◆ What this task involves: The lines from the top of the material below through the line containing "letters = [let_litiere, let_0_10, let_10_20, let_20_30]" are to be printed exactly, with pictures omitted.

---- Input

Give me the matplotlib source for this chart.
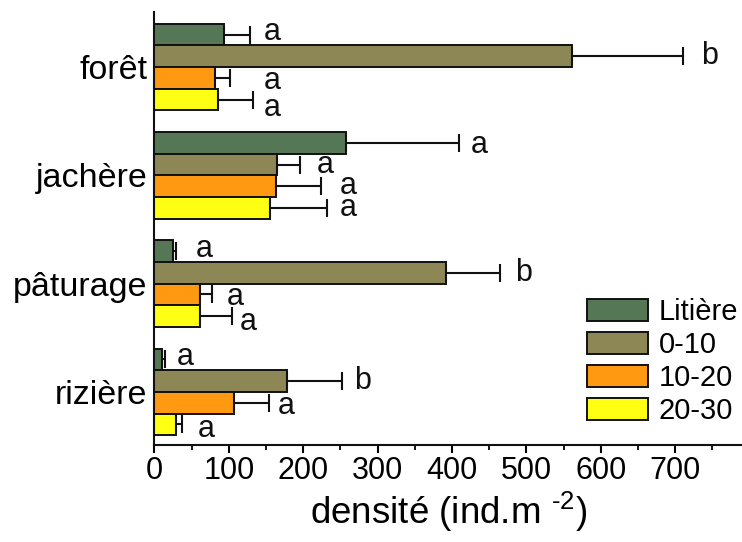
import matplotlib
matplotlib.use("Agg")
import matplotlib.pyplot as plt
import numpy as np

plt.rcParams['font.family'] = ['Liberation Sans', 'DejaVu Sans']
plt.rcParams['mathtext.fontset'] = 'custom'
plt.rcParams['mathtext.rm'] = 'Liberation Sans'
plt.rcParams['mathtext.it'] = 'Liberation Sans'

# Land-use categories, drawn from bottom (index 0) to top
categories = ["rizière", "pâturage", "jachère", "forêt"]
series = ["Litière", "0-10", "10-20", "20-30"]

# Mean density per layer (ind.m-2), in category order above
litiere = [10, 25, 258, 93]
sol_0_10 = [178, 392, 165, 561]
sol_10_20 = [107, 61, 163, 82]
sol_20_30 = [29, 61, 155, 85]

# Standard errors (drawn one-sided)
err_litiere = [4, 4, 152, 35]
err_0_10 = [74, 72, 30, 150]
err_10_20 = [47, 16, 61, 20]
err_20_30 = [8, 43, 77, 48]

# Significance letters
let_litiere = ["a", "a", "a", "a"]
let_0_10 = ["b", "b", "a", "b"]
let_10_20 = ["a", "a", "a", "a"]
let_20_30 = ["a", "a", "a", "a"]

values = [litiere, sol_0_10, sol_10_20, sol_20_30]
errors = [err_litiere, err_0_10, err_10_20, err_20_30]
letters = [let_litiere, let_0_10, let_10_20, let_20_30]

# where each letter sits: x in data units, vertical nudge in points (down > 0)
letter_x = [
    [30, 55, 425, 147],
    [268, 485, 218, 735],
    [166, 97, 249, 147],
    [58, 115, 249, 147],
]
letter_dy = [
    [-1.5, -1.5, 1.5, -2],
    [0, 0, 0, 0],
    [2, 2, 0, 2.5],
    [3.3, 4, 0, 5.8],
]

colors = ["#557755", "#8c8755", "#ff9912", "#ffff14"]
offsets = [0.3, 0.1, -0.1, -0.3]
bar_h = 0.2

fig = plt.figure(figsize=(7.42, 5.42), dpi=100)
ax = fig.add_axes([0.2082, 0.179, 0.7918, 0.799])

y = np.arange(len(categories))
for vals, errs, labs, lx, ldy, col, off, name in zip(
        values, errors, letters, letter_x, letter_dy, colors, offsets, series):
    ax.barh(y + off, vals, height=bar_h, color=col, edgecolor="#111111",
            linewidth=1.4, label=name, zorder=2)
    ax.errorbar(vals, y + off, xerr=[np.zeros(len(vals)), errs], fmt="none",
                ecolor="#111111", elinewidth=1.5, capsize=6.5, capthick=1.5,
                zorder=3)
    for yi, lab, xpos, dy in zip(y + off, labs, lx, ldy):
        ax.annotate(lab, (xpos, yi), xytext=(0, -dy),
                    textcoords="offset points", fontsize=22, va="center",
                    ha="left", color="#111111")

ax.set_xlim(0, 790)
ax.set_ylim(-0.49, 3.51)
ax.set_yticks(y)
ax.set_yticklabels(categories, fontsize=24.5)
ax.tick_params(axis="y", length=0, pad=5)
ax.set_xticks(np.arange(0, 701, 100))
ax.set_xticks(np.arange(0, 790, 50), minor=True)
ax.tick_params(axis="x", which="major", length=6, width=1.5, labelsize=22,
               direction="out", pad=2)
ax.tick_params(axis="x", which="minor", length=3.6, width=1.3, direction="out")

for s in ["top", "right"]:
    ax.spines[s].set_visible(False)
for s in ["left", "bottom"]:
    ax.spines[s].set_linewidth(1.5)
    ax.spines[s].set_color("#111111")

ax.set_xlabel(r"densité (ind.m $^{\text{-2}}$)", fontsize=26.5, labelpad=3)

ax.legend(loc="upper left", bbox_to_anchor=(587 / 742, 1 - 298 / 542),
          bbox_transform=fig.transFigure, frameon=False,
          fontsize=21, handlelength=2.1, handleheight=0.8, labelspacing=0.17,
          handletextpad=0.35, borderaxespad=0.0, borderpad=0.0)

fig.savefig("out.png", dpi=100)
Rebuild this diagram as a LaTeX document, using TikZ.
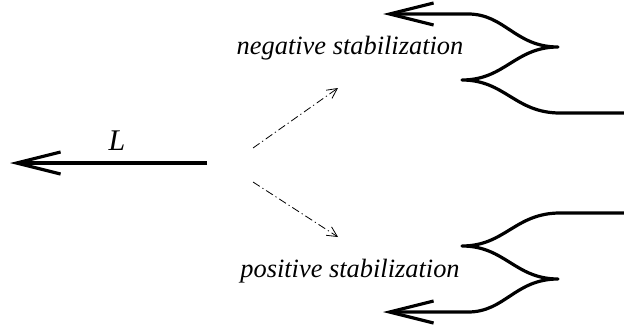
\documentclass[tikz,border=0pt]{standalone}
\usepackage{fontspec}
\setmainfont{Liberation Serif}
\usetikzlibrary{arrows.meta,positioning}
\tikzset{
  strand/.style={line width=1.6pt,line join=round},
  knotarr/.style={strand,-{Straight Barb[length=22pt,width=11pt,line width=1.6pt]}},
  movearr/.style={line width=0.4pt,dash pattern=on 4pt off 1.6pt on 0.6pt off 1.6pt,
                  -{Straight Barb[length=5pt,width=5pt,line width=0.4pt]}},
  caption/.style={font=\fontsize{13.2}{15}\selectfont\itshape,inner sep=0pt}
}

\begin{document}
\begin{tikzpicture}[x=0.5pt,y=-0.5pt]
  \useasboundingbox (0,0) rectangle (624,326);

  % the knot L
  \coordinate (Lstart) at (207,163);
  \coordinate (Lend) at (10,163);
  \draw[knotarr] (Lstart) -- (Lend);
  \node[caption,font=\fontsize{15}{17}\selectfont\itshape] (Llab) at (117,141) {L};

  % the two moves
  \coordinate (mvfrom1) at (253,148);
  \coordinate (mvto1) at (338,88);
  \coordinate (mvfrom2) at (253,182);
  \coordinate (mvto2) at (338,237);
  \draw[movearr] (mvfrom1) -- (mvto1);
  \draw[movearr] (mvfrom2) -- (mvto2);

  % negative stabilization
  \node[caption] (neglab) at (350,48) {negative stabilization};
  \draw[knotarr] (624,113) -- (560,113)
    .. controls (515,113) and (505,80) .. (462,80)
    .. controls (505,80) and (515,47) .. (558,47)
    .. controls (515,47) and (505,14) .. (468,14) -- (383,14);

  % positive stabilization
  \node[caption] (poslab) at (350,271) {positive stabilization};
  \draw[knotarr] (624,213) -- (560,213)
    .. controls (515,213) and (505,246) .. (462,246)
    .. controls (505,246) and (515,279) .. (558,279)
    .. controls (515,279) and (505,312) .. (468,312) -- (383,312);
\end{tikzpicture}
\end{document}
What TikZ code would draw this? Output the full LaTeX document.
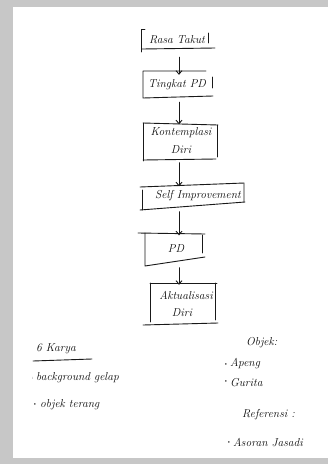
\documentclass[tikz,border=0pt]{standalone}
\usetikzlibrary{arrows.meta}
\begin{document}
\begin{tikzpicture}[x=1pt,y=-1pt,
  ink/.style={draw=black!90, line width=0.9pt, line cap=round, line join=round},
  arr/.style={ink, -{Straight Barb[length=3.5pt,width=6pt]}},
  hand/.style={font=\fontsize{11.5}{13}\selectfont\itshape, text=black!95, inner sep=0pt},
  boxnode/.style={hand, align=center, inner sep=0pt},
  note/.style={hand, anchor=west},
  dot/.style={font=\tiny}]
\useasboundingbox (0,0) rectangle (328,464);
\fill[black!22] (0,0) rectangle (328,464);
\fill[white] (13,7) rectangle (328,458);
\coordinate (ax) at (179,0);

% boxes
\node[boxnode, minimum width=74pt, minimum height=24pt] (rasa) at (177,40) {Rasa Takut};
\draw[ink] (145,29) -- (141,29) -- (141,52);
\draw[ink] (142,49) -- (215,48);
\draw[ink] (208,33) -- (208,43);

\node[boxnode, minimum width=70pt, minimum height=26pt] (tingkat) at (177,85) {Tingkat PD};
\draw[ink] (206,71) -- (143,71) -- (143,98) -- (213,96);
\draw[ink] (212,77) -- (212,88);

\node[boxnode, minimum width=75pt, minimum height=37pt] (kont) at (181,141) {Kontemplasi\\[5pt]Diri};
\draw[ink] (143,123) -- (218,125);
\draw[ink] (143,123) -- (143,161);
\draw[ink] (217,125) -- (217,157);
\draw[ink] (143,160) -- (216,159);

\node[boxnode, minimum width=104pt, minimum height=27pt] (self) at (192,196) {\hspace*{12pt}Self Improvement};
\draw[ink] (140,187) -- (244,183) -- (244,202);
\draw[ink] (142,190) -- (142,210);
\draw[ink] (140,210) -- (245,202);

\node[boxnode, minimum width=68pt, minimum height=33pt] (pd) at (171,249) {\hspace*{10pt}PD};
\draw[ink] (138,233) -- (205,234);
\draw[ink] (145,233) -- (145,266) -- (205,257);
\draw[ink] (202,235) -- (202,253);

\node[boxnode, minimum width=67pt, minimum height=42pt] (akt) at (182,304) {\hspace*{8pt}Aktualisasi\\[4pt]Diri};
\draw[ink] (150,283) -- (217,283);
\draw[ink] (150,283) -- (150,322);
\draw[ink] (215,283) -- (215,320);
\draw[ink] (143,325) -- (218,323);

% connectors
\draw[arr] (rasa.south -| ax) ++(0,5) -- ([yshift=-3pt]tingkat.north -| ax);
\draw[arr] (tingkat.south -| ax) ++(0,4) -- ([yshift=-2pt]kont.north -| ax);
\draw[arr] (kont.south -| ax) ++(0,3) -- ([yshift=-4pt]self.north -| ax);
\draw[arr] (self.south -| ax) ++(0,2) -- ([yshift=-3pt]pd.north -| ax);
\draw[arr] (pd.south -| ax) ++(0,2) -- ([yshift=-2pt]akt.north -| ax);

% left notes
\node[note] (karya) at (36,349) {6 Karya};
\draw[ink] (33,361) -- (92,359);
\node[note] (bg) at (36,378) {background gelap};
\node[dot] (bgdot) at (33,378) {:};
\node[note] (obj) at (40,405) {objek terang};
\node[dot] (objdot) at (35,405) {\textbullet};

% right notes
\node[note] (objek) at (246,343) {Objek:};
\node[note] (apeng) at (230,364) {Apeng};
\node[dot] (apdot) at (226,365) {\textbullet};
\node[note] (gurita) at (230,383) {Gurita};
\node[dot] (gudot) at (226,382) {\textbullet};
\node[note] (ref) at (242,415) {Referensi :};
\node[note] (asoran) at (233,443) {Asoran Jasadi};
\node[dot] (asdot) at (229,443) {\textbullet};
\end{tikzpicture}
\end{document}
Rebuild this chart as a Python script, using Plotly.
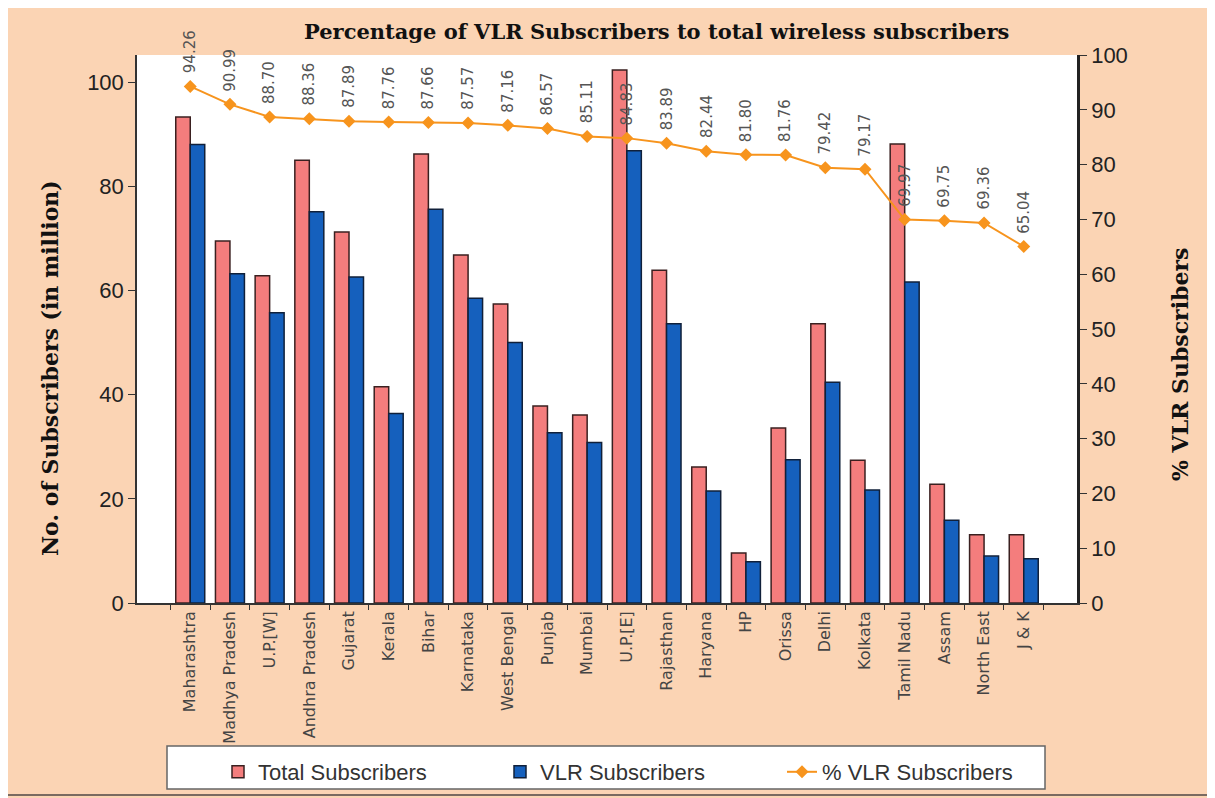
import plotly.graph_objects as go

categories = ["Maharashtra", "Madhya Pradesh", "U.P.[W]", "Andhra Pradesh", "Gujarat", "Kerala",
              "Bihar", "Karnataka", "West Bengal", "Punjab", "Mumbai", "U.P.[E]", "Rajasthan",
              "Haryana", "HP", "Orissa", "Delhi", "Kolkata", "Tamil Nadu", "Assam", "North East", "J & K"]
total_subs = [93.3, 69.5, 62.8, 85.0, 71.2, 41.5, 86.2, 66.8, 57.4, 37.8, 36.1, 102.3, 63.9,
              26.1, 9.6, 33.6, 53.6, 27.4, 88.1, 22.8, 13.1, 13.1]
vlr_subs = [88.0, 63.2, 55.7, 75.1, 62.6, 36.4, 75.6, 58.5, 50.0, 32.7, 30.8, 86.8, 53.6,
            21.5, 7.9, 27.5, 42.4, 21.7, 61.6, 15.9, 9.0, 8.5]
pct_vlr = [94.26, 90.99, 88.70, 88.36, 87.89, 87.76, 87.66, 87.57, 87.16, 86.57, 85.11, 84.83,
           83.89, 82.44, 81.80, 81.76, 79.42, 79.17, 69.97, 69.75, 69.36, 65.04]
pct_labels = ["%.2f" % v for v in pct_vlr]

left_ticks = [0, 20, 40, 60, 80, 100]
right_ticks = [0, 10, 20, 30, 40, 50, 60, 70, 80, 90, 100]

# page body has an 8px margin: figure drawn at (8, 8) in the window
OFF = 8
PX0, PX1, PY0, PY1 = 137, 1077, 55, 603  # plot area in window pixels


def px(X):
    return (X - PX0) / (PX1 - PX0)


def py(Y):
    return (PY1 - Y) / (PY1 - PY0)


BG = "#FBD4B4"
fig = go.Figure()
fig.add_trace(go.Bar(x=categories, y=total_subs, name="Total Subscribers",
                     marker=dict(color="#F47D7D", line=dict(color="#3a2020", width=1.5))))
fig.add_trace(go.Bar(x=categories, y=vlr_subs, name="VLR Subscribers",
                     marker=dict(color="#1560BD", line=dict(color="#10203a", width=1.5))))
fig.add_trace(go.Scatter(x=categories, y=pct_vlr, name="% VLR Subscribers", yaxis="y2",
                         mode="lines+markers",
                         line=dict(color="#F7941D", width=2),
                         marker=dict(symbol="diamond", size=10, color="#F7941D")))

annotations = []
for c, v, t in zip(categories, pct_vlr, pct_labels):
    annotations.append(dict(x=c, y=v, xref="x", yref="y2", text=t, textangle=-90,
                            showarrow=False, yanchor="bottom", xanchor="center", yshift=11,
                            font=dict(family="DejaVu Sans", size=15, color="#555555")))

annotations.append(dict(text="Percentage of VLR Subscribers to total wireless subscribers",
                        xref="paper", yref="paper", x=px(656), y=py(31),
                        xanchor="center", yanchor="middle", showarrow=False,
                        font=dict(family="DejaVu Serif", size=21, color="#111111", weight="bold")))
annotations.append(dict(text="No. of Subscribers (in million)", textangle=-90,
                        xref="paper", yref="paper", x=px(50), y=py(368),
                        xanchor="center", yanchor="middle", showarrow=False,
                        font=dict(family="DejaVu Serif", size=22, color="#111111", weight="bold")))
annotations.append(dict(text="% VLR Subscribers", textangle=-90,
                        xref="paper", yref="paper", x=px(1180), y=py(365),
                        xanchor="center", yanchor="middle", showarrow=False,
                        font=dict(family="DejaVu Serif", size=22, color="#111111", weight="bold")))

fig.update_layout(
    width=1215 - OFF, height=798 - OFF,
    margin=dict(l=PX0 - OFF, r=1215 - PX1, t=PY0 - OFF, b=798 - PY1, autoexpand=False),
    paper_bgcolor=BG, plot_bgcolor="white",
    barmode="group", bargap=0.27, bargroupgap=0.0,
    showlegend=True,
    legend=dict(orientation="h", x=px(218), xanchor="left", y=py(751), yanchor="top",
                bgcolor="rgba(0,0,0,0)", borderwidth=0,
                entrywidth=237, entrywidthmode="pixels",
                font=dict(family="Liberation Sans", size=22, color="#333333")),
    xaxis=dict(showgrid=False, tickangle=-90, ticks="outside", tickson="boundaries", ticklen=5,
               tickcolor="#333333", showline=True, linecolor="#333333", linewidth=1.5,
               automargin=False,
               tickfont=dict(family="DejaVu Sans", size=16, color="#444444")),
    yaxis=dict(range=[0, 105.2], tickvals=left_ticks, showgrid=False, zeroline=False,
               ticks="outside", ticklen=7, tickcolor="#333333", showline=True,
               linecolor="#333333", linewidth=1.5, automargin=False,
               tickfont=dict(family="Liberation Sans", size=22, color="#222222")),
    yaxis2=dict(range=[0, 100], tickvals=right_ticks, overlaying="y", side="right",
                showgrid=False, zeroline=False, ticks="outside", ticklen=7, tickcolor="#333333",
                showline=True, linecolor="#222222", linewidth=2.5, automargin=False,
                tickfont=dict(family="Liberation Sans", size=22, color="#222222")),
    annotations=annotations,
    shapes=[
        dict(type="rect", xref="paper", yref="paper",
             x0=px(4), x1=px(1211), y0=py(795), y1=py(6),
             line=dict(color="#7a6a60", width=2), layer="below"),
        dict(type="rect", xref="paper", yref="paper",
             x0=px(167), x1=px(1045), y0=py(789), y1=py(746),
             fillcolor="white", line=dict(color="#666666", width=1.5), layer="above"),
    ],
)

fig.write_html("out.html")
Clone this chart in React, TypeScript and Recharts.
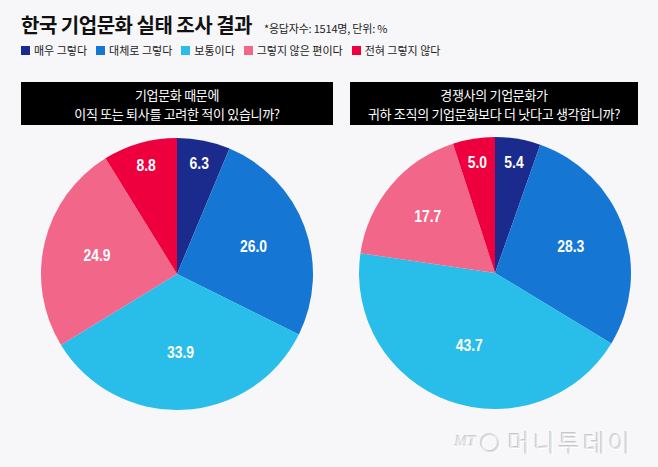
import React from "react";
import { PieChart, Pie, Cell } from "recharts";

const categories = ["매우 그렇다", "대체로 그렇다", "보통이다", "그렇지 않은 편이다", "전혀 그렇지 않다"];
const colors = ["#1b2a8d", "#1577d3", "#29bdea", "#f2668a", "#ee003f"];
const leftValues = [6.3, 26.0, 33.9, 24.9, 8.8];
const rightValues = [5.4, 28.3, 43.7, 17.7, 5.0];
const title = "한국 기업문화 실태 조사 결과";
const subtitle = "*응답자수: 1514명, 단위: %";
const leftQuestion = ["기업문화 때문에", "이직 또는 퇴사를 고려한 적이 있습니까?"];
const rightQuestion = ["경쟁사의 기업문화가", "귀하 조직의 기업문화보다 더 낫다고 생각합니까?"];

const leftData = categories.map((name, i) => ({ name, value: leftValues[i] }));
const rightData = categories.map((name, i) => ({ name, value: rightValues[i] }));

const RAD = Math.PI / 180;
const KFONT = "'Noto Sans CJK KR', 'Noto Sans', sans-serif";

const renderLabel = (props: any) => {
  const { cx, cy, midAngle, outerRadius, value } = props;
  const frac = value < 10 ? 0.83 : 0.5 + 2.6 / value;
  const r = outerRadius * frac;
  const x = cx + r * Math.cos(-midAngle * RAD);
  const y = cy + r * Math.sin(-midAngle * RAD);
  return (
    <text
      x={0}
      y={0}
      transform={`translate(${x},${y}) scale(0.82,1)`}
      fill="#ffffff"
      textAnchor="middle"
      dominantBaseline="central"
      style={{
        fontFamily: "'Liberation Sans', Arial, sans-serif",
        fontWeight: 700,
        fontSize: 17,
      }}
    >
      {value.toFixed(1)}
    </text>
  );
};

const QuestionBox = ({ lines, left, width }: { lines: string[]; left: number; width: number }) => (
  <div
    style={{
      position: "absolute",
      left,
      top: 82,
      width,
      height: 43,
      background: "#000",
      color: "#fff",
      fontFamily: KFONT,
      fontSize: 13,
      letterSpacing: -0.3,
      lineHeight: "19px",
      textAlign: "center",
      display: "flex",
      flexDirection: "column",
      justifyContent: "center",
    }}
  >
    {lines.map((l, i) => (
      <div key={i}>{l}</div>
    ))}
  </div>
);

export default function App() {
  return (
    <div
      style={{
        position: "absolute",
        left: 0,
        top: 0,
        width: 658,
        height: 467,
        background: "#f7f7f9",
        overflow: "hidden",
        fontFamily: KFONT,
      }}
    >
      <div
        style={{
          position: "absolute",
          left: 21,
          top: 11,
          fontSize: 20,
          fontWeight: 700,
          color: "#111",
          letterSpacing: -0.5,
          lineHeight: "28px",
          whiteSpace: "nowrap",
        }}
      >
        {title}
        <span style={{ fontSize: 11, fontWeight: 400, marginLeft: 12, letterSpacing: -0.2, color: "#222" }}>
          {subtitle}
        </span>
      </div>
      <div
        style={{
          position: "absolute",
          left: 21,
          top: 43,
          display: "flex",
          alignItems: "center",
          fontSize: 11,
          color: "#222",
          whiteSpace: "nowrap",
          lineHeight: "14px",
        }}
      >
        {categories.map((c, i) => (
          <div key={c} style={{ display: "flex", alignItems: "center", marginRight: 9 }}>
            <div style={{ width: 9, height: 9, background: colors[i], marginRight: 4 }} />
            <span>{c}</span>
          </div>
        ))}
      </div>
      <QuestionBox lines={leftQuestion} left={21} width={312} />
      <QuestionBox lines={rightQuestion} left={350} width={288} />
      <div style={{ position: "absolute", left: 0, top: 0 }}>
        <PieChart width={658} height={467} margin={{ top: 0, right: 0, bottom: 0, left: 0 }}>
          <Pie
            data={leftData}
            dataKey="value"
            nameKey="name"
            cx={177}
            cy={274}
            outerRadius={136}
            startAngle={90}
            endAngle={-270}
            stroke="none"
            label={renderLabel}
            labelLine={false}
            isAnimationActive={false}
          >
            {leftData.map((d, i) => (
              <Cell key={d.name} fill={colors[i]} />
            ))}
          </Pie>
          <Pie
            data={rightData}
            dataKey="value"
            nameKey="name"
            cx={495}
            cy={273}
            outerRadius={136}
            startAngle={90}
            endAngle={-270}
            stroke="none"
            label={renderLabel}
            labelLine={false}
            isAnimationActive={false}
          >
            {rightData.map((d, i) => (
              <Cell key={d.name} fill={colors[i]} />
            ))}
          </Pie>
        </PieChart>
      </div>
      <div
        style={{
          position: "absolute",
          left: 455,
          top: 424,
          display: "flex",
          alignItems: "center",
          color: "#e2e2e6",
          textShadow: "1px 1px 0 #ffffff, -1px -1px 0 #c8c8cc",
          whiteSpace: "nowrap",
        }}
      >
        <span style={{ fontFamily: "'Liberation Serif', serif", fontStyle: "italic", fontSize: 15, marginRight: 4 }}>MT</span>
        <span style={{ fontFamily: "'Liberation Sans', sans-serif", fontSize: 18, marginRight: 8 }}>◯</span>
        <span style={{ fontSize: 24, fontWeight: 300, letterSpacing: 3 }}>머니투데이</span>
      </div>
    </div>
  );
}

--------

◆ Finished task:
Give me the matplotlib source for this chart.
import matplotlib
matplotlib.use("Agg")
import matplotlib.pyplot as plt
import numpy as np

plt.rcParams['font.family'] = ['Liberation Sans', 'DejaVu Sans']
plt.rcParams['mathtext.fontset'] = 'custom'
plt.rcParams['mathtext.rm'] = 'Liberation Sans'
plt.rcParams['mathtext.it'] = 'Liberation Sans'

# Land-use categories, drawn from bottom (index 0) to top
categories = ["rizière", "pâturage", "jachère", "forêt"]
series = ["Litière", "0-10", "10-20", "20-30"]

# Mean density per layer (ind.m-2), in category order above
litiere = [10, 25, 258, 93]
sol_0_10 = [178, 392, 165, 561]
sol_10_20 = [107, 61, 163, 82]
sol_20_30 = [29, 61, 155, 85]

# Standard errors (drawn one-sided)
err_litiere = [4, 4, 152, 35]
err_0_10 = [74, 72, 30, 150]
err_10_20 = [47, 16, 61, 20]
err_20_30 = [8, 43, 77, 48]

# Significance letters
let_litiere = ["a", "a", "a", "a"]
let_0_10 = ["b", "b", "a", "b"]
let_10_20 = ["a", "a", "a", "a"]
let_20_30 = ["a", "a", "a", "a"]

values = [litiere, sol_0_10, sol_10_20, sol_20_30]
errors = [err_litiere, err_0_10, err_10_20, err_20_30]
letters = [let_litiere, let_0_10, let_10_20, let_20_30]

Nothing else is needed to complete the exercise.